In 2022, Jackson again spent most of the season in Triple–A, where he pitched in 21 games (19 starts) and had a 2–7 record and 5.00 ERA. He pitched in four games for the major league club, working 9 2/3 innings out of the bullpen and allowed two earned runs.

In 2023, Jackson made 11 appearances for Oklahoma City, with a 5.86 ERA in 27 3/3 innings and also made seven appearances out of the bullpen for the Dodgers, where he had a 6.62 ERA with 16 strikeouts and two saves in 17 2/3 innings pitched. On June 20, 2023, he was designated for assignment.

===Pittsburgh Pirates===
On June 25, 2023, Jackson was traded to the Pittsburgh Pirates in exchange for cash considerations.
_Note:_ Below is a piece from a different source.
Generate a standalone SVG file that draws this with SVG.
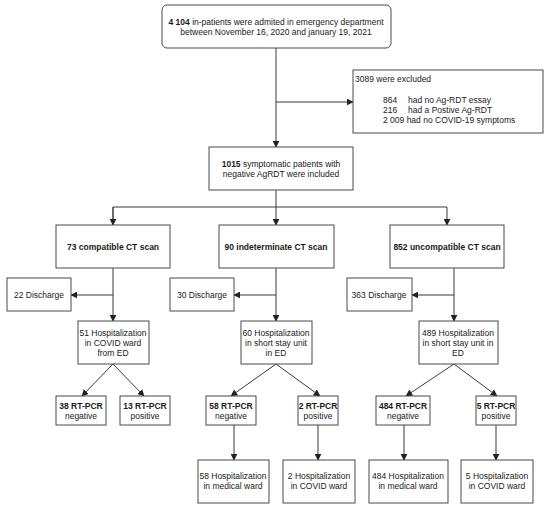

In 12 appearances for the Pirates, he posted a 4.33 ERA with 41 strikeouts across 43 2/3 innings pitched. On December 21, Jackson was designated for assignment and released the next day.

===Yokohama DeNA BayStars===
On January 11, 2024, Jackson signed with the Yokohama DeNA BayStars of Nippon Professional Baseball (NPB). After pitching to an 8–7 record with a 2.90 ERA and 121 strikeouts for the BayStars in the 2024 NPB season, Jackson started Game 1 of the 2024 Japan Series.

Jackson made 25 appearances for Yokohama during the 2025 season, compiling a 10-7 record and 2.33 ERA with 109 strikeouts across 150 2/3 innings pitched. On December 2, 2025, Jackson and the BayStars parted ways.

===Chiba Lotte Marines===
On December 17, 2025, Jackson signed with the Chiba Lotte Marines of Nippon Professional Baseball.

==Personal life==
His brother, Isaiah, is also a professional baseball player.